According to Dean Bryant Garth, "Based on my own research and involvement with legal education and the profession over the past several decades, I am convinced that the Carnegie Foundation is pointed in the right direction in influencing the reform of the teaching of law. We are honored that Southwestern has been selected to play a key role in this effort to help provide law students around the country with the tools they need to successfully prepare for - and reinvigorate - the profession."

The Carnegie Foundation chose Southwestern and the other law schools for "[being] in the vanguard of assessing their own curricula in recent years." The Foundation also recently recognized Southwestern in the new book, Educating Lawyers: Preparation for the Profession of Law (Jossey-Bass, 2007), presenting the law school as one that is "already addressing the need for a more dynamic, integrated curriculum." Dean Garth's research was cited several times in the report as well.
Established in 1905, the Carnegie Foundation for the Advancement of Teaching is an independent policy and research center focused on improving education on all levels.
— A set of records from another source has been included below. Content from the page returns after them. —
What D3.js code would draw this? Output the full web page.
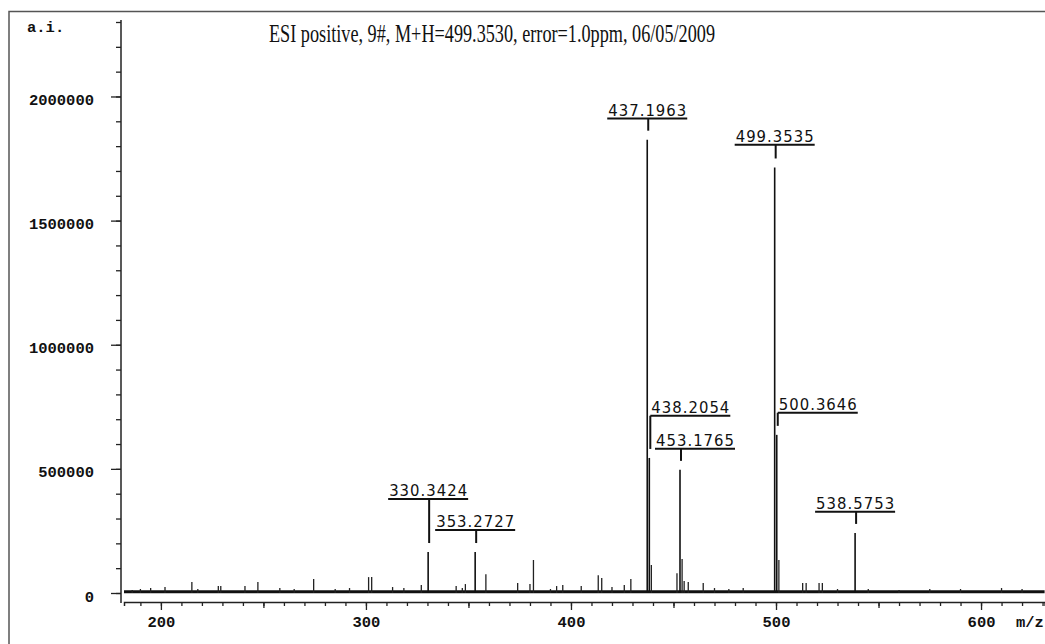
<!DOCTYPE html>
<html>
<head>
<meta charset="utf-8">
<script src="https://cdn.jsdelivr.net/npm/d3@7"></script>
<style>
  body { margin: 0; background: #fff; }
  svg { display: block; }
</style>
</head>
<body>
<svg id="chart"></svg>
<script>
// labelled peaks (m/z, intensity)
const peakMz = [330.3424, 353.2727, 437.1963, 438.2054, 453.1765, 499.3535, 500.3646, 538.5753];
const peakInt = [165000, 165000, 1826000, 544000, 496000, 1714000, 637000, 242000];
// height of each label's underline, in intensity units
const labelLevel = [379000, 254000, 1911000, 714000, 581000, 1806000, 726000, 327000];

// unlabelled small peaks above the noise
const minorMz = [186, 190, 195, 202, 215.1, 218, 228, 229.2, 241, 247.3, 258, 265, 274.5, 285, 292,
  301.3, 302.8, 313, 318.5, 327, 344, 347, 348.5, 358.5, 374, 380, 381.7, 390, 393, 396, 405,
  413.3, 415, 420, 426, 429.2, 439.2, 451.7, 454.2, 455.2, 457.2, 464.5, 470, 477, 484,
  501.4, 513, 514.7, 521, 522.6, 530, 545, 560, 575, 590, 610, 620];
const minorInt = [12000, 16000, 20000, 24000, 44000, 16000, 28000, 28000, 28000, 44000, 20000, 16000, 56000, 16000, 20000,
  64000, 64000, 24000, 20000, 32000, 28000, 20000, 36000, 76000, 40000, 36000, 133000, 16000, 28000, 32000, 28000,
  72000, 60000, 24000, 32000, 56000, 113000, 80000, 137000, 48000, 44000, 40000, 20000, 16000, 20000,
  133000, 40000, 40000, 40000, 40000, 16000, 16000, 12000, 16000, 16000, 20000, 16000];

const yMajor = [0, 500000, 1000000, 1500000, 2000000];
const xMajor = [200, 300, 400, 500, 600];
const title = 'ESI positive, 9#, M+H=499.3530, error=1.0ppm, 06/05/2009';
const noiseLevel = 5000;

const w = 1045, h = 644;
const svg = d3.select('#chart').attr('width', w).attr('height', h);

const x = d3.scaleLinear().domain([182, 631]).range([124, 1044.6]);
const y = d3.scaleLinear().domain([0, 2300000]).range([593, 22]);
const axisX = 121, xAxisY = 602;
const charW = 9.3;

function mono(sel) {
  sel.style('font-family', "'Liberation Mono', 'DejaVu Sans Mono', monospace")
    .style('font-weight', 'bold').style('font-size', '15px').style('fill', '#111')
    .attr('textLength', function () { return this.textContent.length * charW; })
    .attr('lengthAdjust', 'spacingAndGlyphs');
}

// outer frame
svg.append('path')
  .attr('d', `M9,${h} V11.5 H${w}`)
  .attr('fill', 'none').attr('stroke', '#555').attr('stroke-width', 1.5);

// title
svg.append('text')
  .attr('x', 269).attr('y', 42)
  .attr('textLength', 446).attr('lengthAdjust', 'spacingAndGlyphs')
  .style('font-family', "'Liberation Serif', 'DejaVu Serif', serif")
  .style('font-size', '25px').style('fill', '#111')
  .text(title);

// y axis: minor ticks, then major ticks with labels
const yMinor = d3.range(0, 2300001, 100000);
svg.append('g').attr('transform', `translate(${axisX},0)`)
  .call(d3.axisLeft(y).tickValues(yMinor).tickSize(5).tickFormat(''))
  .call(g => g.select('.domain').remove());
const yAx = svg.append('g').attr('transform', `translate(${axisX},0)`)
  .call(d3.axisLeft(y).tickValues(yMajor).tickSize(10).tickPadding(17).tickFormat(d3.format('d')));
yAx.select('.domain').remove();
yAx.selectAll('text').attr('dy', 8).call(mono);
svg.append('line')
  .attr('x1', axisX).attr('x2', axisX).attr('y1', y.range()[1] - 2).attr('y2', xAxisY + 1)
  .attr('stroke', '#222').attr('stroke-width', 1.5);

svg.append('text').attr('x', 27).attr('y', 32).text('a.i.').call(mono);

// x axis
const xMinor = d3.range(190, 631, 10);
const xMid = d3.range(250, 631, 100);
const xg1 = svg.append('g').attr('transform', `translate(0,${xAxisY})`)
  .call(d3.axisBottom(x).tickValues(xMinor).tickSize(4).tickFormat(''));
xg1.select('.domain').attr('stroke', '#222').attr('stroke-width', 1.5);
svg.append('g').attr('transform', `translate(0,${xAxisY})`)
  .call(d3.axisBottom(x).tickValues(xMid).tickSize(6).tickFormat(''))
  .call(g => g.select('.domain').remove());
const xAx = svg.append('g').attr('transform', `translate(0,${xAxisY})`)
  .call(d3.axisBottom(x).tickValues(xMajor).tickSize(8).tickPadding(6).tickFormat(d3.format('d')));
xAx.select('.domain').remove();
xAx.selectAll('text').call(mono);
svg.selectAll('.tick line').attr('stroke', '#222').attr('stroke-width', 1.3);

svg.append('text').attr('x', 1016).attr('y', 627).text('m/z').call(mono);

// baseline noise band
svg.append('line')
  .attr('x1', x.range()[0]).attr('x2', x.range()[1])
  .attr('y1', y(noiseLevel)).attr('y2', y(noiseLevel))
  .attr('stroke', '#111').attr('stroke-width', 3);

// minor peaks
svg.append('g').selectAll('line')
  .data(minorMz.map((m, i) => [m, minorInt[i]]))
  .join('line')
  .attr('x1', d => x(d[0])).attr('x2', d => x(d[0]))
  .attr('y1', y(0)).attr('y2', d => y(d[1]))
  .attr('stroke', '#222').attr('stroke-width', 1.3);

// labelled peaks
const peaks = peakMz.map((m, i) => ({ mz: m, int: peakInt[i], level: labelLevel[i] }));
svg.append('g').selectAll('line')
  .data(peaks)
  .join('line')
  .attr('x1', d => x(d.mz)).attr('x2', d => x(d.mz))
  .attr('y1', y(0)).attr('y2', d => y(d.int))
  .attr('stroke', '#111').attr('stroke-width', 1.6);

// label placement: how far the underline is pushed right of centre
const labelShift = [0, 0, 0, 41, 15, 0, 41, 0];
const labelHalf = 40;
const lab = svg.append('g').selectAll('g')
  .data(peaks)
  .join('g');
lab.append('line')
  .attr('x1', (d, i) => x(d.mz) - labelHalf + labelShift[i])
  .attr('x2', (d, i) => x(d.mz) + labelHalf + labelShift[i])
  .attr('y1', d => y(d.level)).attr('y2', d => y(d.level))
  .attr('stroke', '#111').attr('stroke-width', 2);
lab.append('line')
  .attr('x1', d => x(d.mz) + 1).attr('x2', d => x(d.mz) + 1)
  .attr('y1', d => y(d.level)).attr('y2', d => y(d.int) - 9)
  .attr('stroke', '#111').attr('stroke-width', 2);
lab.append('text')
  .attr('x', (d, i) => x(d.mz) + labelShift[i])
  .attr('y', d => y(d.level) - 3)
  .attr('text-anchor', 'middle')
  .attr('textLength', 78).attr('lengthAdjust', 'spacing')
  .style('font-family', "'DejaVu Sans Condensed', 'DejaVu Sans', sans-serif")
  .style('font-size', '16.5px').style('fill', '#111')
  .text(d => d.mz.toFixed(4));
</script>
</body>
</html>
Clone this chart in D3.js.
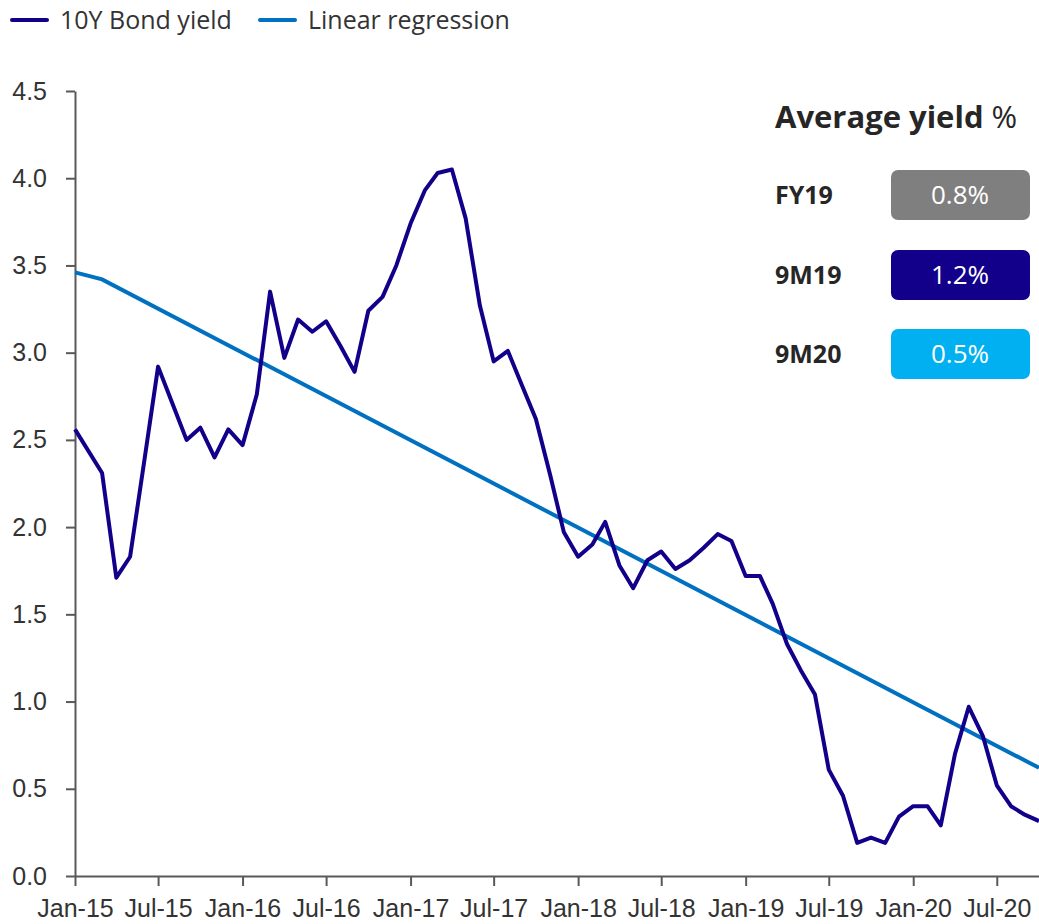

The legal education initiative is being spearheaded by the Foundation's president, Lee Schulman, and Stanford's Dean Larry Kramer. The Southwestern contingent will include Dean Garth, Associate Dean Christopher Cameron, and Professor Catherine Carpenter, who will attend the first meetings to be held in early December at Stanford University. Preliminary discussions will revolve around issues of doctrinal and analytical content and teaching, lawyering skills, and professional values and identity.